-------- Data provided --------
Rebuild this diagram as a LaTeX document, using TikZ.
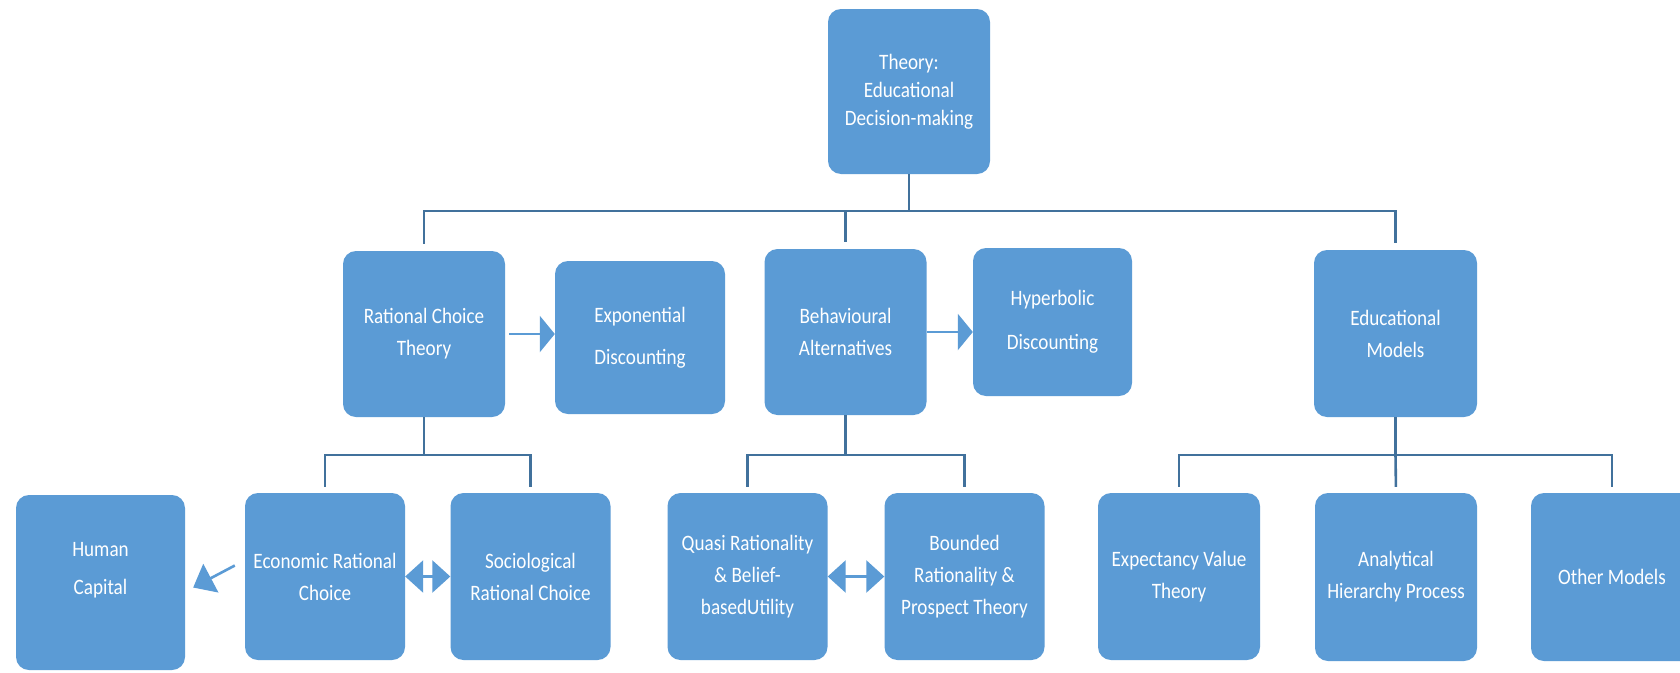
\documentclass[tikz,border=0pt]{standalone}
\usepackage{fontspec}
\setmainfont{Carlito}[FakeStretch=0.87]
\definecolor{boxblue}{RGB}{91,155,213}
\definecolor{linkblue}{RGB}{65,113,156}
\usetikzlibrary{arrows.meta,positioning,calc}

\begin{document}
\begin{tikzpicture}[x=1pt,y=-1pt,
  box/.style={rectangle,rounded corners=13pt,fill=boxblue,text=white,align=center,
    minimum width=162pt,minimum height=166pt,inner sep=0pt,font=\fontsize{22}{32}\selectfont},
  link/.style={draw=linkblue,line width=2.6pt},
  flow/.style={draw=boxblue,line width=2.6pt,-{Triangle[width=36pt,length=15pt]}},
  both/.style={draw=boxblue,line width=2.6pt,{Triangle[width=32pt,length=18pt]}-{Triangle[width=32pt,length=18pt]}}]
\fill[white] (0,0) rectangle (1680,672);
\useasboundingbox (0,0) rectangle (1680,672);

\node[box,minimum height=165pt,font=\fontsize{22}{28}\selectfont] (theory) at (909,91.5) {Theory:\\Educational\\Decision-making};

\node[box] (rct) at (424,334) {Rational Choice\\Theory};
\node[box,minimum width=170pt,minimum height=153pt] (expo) at (640,337.5) {Exponential\\[10pt]Discounting};
\node[box] (behav) at (845.5,332) {Behavioural\\Alternatives};
\node[box,minimum width=159pt,minimum height=148pt] (hyper) at (1052.5,322) {Hyperbolic\\[12pt]Discounting};
\node[box,minimum width=163pt,minimum height=167pt] (edmod) at (1395.5,333.5) {Educational\\Models};

\node[box,minimum width=169pt,minimum height=175pt] (human) at (100.5,582.5) {Human\\[6pt]Capital\\[-4pt]\mbox{}};
\node[box,minimum width=160pt,minimum height=167pt] (econ) at (325,576.5) {Economic Rational\\Choice};
\node[box,minimum width=160pt,minimum height=167pt] (socio) at (530.5,576.5) {Sociological\\Rational Choice};
\node[box,minimum width=160pt,minimum height=167pt] (quasi) at (747.5,576.5) {Quasi Rationality\\\& Belief-\\basedUtility};
\node[box,minimum width=160pt,minimum height=167pt] (bounded) at (964.5,576.5) {Bounded\\Rationality \&\\Prospect Theory};
\node[box,minimum height=167pt] (expect) at (1179,576.5) {Expectancy Value\\Theory};
\node[box,minimum height=168pt] (ahp) at (1396,577) {Analytical\\Hierarchy Process};
\node[box,minimum height=168pt] (other) at (1612,577) {Other Models};

\coordinate (topbus) at (909,211);
\coordinate (lowbus) at (0,455);

\draw[link] (theory.south) -- (topbus);
\draw[link,shorten <=7pt,shorten >=7pt] (rct.north) |- (topbus) -| (edmod.north);
\draw[link,shorten >=7pt] (behav.north |- topbus) -- (behav.north);

\draw[link] (rct.south) -- (rct.south |- lowbus);
\draw[link,shorten <=6pt,shorten >=6pt] (econ.north) |- (lowbus -| rct.south) -| (socio.north);
\draw[link] (behav.south) -- (behav.south |- lowbus);
\draw[link,shorten <=6pt,shorten >=6pt] (quasi.north) |- (lowbus -| behav.south) -| (bounded.north);
\draw[link] (edmod.south) -- (edmod.south |- lowbus);
\draw[link,shorten <=6pt,shorten >=6pt] (expect.north) |- (lowbus -| edmod.south) -| (other.north);
\draw[link,shorten >=6pt] (edmod.south |- lowbus) -- (ahp.north);

\draw[flow,shorten <=4pt] (rct.east) -- (rct.east -| expo.west);
\draw[flow] (behav.east) -- (behav.east -| hyper.west);
\draw[flow,-{Triangle[width=32pt,length=20pt]}] ([shift={(-10,-11)}]econ.west) -- ([shift={(8,5)}]human.east);
\draw[both] (econ) -- (socio);
\draw[both] (quasi) -- (bounded);
\end{tikzpicture}
\end{document}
--------
Problem statement
Copy each line above precisely, dropping the pictures.

The output
Rebuild this diagram as a LaTeX document, using TikZ.
\documentclass[tikz,border=0pt]{standalone}
\usepackage{fontspec}
\setmainfont{Carlito}[FakeStretch=0.87]
\definecolor{boxblue}{RGB}{91,155,213}
\definecolor{linkblue}{RGB}{65,113,156}
\usetikzlibrary{arrows.meta,positioning,calc}

\begin{document}
\begin{tikzpicture}[x=1pt,y=-1pt,
  box/.style={rectangle,rounded corners=13pt,fill=boxblue,text=white,align=center,
    minimum width=162pt,minimum height=166pt,inner sep=0pt,font=\fontsize{22}{32}\selectfont},
  link/.style={draw=linkblue,line width=2.6pt},
  flow/.style={draw=boxblue,line width=2.6pt,-{Triangle[width=36pt,length=15pt]}},
  both/.style={draw=boxblue,line width=2.6pt,{Triangle[width=32pt,length=18pt]}-{Triangle[width=32pt,length=18pt]}}]
\fill[white] (0,0) rectangle (1680,672);
\useasboundingbox (0,0) rectangle (1680,672);

\node[box,minimum height=165pt,font=\fontsize{22}{28}\selectfont] (theory) at (909,91.5) {Theory:\\Educational\\Decision-making};

\node[box] (rct) at (424,334) {Rational Choice\\Theory};
\node[box,minimum width=170pt,minimum height=153pt] (expo) at (640,337.5) {Exponential\\[10pt]Discounting};
\node[box] (behav) at (845.5,332) {Behavioural\\Alternatives};
\node[box,minimum width=159pt,minimum height=148pt] (hyper) at (1052.5,322) {Hyperbolic\\[12pt]Discounting};
\node[box,minimum width=163pt,minimum height=167pt] (edmod) at (1395.5,333.5) {Educational\\Models};

\node[box,minimum width=169pt,minimum height=175pt] (human) at (100.5,582.5) {Human\\[6pt]Capital\\[-4pt]\mbox{}};
\node[box,minimum width=160pt,minimum height=167pt] (econ) at (325,576.5) {Economic Rational\\Choice};
\node[box,minimum width=160pt,minimum height=167pt] (socio) at (530.5,576.5) {Sociological\\Rational Choice};
\node[box,minimum width=160pt,minimum height=167pt] (quasi) at (747.5,576.5) {Quasi Rationality\\\& Belief-\\basedUtility};
\node[box,minimum width=160pt,minimum height=167pt] (bounded) at (964.5,576.5) {Bounded\\Rationality \&\\Prospect Theory};
\node[box,minimum height=167pt] (expect) at (1179,576.5) {Expectancy Value\\Theory};
\node[box,minimum height=168pt] (ahp) at (1396,577) {Analytical\\Hierarchy Process};
\node[box,minimum height=168pt] (other) at (1612,577) {Other Models};

\coordinate (topbus) at (909,211);
\coordinate (lowbus) at (0,455);

\draw[link] (theory.south) -- (topbus);
\draw[link,shorten <=7pt,shorten >=7pt] (rct.north) |- (topbus) -| (edmod.north);
\draw[link,shorten >=7pt] (behav.north |- topbus) -- (behav.north);

\draw[link] (rct.south) -- (rct.south |- lowbus);
\draw[link,shorten <=6pt,shorten >=6pt] (econ.north) |- (lowbus -| rct.south) -| (socio.north);
\draw[link] (behav.south) -- (behav.south |- lowbus);
\draw[link,shorten <=6pt,shorten >=6pt] (quasi.north) |- (lowbus -| behav.south) -| (bounded.north);
\draw[link] (edmod.south) -- (edmod.south |- lowbus);
\draw[link,shorten <=6pt,shorten >=6pt] (expect.north) |- (lowbus -| edmod.south) -| (other.north);
\draw[link,shorten >=6pt] (edmod.south |- lowbus) -- (ahp.north);

\draw[flow,shorten <=4pt] (rct.east) -- (rct.east -| expo.west);
\draw[flow] (behav.east) -- (behav.east -| hyper.west);
\draw[flow,-{Triangle[width=32pt,length=20pt]}] ([shift={(-10,-11)}]econ.west) -- ([shift={(8,5)}]human.east);
\draw[both] (econ) -- (socio);
\draw[both] (quasi) -- (bounded);
\end{tikzpicture}
\end{document}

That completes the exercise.